Salah satu kearifan lokal yang sangat mahsyur di Aceh antara lain: “Adat bak poe teu meurehom, hukum bak syiah kuala, qanun bak putroe phang, reusam bak laksamana”. Pengertian adat bak poe teu meurehom, adat seperti tumpukan awan, konsep ini sama hal dengan kedalaman dan kompleksitas hukum adat tradisional Aceh yang seperti awan yang tebal dan mendalam.
Adat Aceh yang kuat menjadi prinsip hidup rakyat Aceh untuk selalu menjaga keseimbangan antara insan Aceh satu dengan satu lainnya. Adat di Aceh menjadi penuntun rakyat Aceh secara abad ber-abab. Bagaimana para endatu kita menjaga Aceh dari koloniallisme untuk menjadi penguasa di Aceh, namun para indatu rakyat Aceh mengusir mereka, karena pada saat itu kekuatan rakyat Aceh ada pada adat yang kuat. Lazimnya adat Aceh bagaikan adat ngon hukum lagee zat ngon sifeut. Definisi adat dan hukum adalah dua hal yang tidak bisa dipisahkan. Kekuatan adat bagaikan kekuatan Islam di Aceh, maka rakyat Aceh harus dijaga dari indikasi-indikasi konflik saudara pasca pilkada ini.

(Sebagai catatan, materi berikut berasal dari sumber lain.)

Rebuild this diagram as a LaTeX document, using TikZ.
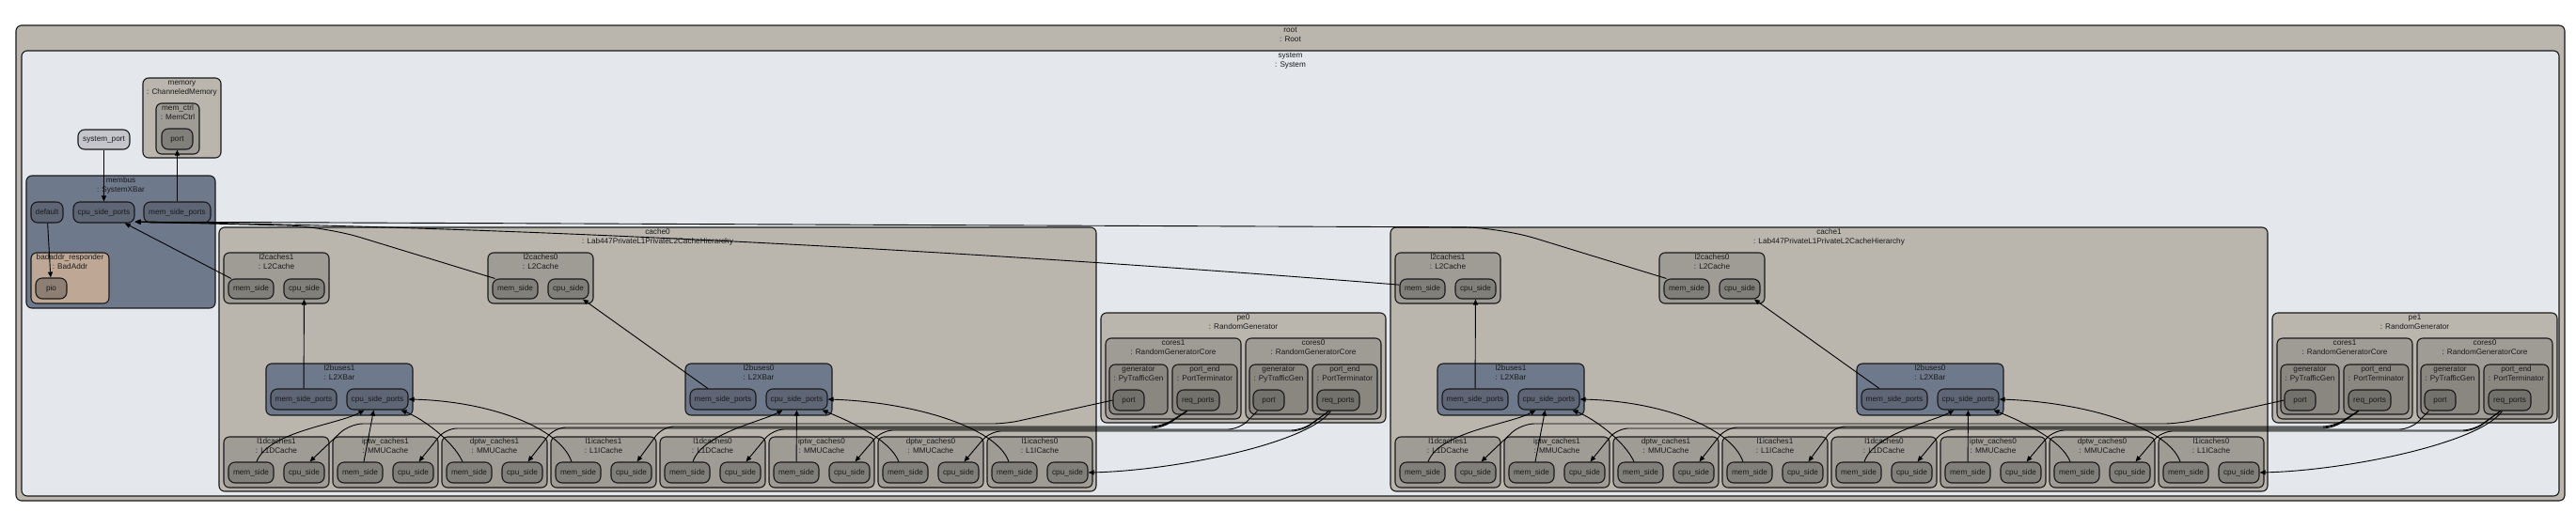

Siapapun yang akan menang di Aceh, maka diperumpamakan pemimpin yang terpilih adalah bagian dari kehendak rakyat Aceh. Pemimpin harus mampu merekognisi yang kalah nantinya. Aceh butuh pemimpin yang sejuk sehingga kedamaian rakyat Aceh akan terjaga dengan baik dan hubungan Aceh dengan Jakarta juga terus terjalin dengan semangat membangun Aceh yang sejahtera dan makmur.

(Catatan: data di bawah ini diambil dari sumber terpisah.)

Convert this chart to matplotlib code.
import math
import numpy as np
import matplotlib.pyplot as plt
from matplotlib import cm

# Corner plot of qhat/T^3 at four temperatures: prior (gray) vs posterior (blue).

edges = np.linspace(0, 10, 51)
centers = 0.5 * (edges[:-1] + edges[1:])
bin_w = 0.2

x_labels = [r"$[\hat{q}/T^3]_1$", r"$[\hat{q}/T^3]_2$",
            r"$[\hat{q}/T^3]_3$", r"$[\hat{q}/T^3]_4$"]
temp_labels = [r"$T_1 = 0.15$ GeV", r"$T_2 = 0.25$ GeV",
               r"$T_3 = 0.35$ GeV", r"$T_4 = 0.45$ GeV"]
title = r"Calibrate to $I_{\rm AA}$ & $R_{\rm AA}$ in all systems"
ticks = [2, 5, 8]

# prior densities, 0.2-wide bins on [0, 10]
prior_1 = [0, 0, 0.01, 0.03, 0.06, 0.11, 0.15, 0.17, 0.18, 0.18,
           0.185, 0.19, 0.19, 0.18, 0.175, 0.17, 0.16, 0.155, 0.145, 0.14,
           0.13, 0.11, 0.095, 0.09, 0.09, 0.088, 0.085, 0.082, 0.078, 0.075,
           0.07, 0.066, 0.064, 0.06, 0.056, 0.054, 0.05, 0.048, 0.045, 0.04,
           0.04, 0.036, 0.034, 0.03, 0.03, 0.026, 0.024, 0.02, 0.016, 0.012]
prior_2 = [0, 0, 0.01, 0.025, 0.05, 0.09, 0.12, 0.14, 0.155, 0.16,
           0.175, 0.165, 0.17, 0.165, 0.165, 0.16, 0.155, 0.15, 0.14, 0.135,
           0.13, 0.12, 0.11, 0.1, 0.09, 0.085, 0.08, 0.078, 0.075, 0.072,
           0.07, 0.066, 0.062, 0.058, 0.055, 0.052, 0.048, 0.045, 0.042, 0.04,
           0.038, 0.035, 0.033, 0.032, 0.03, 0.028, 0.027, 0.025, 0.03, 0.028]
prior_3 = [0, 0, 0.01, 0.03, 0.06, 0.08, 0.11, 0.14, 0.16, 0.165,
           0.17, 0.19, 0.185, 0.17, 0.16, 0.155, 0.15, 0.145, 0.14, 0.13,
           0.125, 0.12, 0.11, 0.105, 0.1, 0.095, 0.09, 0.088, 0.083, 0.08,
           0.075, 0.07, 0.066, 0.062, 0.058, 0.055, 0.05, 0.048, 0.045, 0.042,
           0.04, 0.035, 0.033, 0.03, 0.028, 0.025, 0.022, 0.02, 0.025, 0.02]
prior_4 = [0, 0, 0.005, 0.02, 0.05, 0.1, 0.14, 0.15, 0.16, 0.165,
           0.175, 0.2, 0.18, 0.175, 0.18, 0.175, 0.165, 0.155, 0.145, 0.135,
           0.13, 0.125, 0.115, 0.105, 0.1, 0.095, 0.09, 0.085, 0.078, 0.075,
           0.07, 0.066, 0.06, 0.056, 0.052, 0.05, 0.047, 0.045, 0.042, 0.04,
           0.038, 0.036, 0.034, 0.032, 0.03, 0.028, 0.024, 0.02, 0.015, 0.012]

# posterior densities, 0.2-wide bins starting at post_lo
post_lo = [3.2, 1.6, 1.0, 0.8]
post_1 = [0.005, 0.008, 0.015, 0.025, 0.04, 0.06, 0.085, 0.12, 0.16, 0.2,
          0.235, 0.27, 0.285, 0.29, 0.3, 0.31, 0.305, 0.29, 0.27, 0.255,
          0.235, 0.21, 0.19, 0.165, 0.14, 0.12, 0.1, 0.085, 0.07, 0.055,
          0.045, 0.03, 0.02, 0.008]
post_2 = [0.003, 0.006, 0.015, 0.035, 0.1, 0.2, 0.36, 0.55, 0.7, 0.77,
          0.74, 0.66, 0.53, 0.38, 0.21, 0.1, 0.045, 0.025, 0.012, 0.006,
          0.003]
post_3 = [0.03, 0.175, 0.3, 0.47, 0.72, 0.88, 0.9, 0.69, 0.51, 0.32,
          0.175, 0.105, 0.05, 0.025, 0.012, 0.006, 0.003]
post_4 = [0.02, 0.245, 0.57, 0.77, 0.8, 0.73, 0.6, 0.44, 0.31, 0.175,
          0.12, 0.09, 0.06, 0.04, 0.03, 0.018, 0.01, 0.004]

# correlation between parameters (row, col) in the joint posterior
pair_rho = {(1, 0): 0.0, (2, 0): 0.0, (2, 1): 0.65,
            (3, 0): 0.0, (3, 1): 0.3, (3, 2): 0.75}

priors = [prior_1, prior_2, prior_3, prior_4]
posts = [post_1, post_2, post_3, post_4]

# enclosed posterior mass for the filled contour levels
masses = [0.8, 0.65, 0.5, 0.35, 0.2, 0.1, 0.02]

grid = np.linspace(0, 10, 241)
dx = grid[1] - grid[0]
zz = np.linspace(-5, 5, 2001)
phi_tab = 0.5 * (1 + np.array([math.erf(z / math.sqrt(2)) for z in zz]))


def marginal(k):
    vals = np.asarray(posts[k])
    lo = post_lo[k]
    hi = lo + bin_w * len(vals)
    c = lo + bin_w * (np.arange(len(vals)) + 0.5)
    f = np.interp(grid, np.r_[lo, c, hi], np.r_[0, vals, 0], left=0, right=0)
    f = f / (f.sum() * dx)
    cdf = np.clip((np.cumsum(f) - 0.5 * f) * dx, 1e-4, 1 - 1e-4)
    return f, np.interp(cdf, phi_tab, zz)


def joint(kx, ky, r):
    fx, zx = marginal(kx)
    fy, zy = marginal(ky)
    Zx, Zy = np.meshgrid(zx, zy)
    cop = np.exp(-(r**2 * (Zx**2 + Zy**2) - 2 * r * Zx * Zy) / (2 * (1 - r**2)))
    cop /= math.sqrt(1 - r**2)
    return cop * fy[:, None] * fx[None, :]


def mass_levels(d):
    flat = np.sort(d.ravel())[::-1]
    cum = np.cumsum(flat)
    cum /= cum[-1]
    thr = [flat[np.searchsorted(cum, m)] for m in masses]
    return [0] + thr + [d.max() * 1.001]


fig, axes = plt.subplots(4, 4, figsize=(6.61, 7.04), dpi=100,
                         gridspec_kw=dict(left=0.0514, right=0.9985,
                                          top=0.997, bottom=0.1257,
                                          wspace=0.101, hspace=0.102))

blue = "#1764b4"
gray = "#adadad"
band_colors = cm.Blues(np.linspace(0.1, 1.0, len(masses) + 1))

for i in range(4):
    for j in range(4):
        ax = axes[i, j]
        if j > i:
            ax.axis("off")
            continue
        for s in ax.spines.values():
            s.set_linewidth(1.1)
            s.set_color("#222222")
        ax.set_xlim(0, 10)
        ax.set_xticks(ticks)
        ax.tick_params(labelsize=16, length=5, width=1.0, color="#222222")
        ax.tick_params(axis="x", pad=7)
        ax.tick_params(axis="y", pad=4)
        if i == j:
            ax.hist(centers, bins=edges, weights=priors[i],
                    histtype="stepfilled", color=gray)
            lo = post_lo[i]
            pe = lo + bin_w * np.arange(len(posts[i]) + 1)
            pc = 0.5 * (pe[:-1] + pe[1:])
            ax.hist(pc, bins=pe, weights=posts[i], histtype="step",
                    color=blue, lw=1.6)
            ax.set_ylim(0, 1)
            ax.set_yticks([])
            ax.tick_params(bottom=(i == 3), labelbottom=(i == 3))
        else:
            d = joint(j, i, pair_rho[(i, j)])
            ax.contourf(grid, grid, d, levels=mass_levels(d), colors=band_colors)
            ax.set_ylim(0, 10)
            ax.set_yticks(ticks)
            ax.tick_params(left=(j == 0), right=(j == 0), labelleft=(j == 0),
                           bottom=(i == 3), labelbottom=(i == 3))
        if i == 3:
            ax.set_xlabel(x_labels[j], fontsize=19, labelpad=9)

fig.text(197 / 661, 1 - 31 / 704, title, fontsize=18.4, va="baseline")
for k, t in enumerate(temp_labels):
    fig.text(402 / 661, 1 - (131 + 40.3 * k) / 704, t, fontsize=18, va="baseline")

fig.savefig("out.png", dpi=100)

Hukum bak syiah kuala, adagium ini merupakan acuan dan prinsip yang diilhami oleh ajaran dan pemikiran ulama besar yakni ulama Syech Abdurauf as-Singkili berkontribusi dalam bidang agama, filsafat, Islam dan pernah menjadi penasihat kerajaan Aceh dan tercatat sebagai penulis yang produktif dikala itu.
Konteks ulama dalam adagium ini pasca pilkada Aceh, ulama-ulama Aceh harus mampu menyejukan tidak ikut sebagai politikus praktis, ulama harus memberikan kedamaian sehingga Aceh sejuk dan nyaman, rakyat Aceh tidak boleh terpolarisasi pasca pilkada Aceh ini, kita harus kembali dalam satu rumah besar yakni Aceh Bermartabat, tidak boleh meruntuhkan rumah besar ini gara-gara kepentingan politik praktis. Aceh harus dijaga oleh ulama-ulama yang tulus dan ikhlas tanpa kepentingan transaksional.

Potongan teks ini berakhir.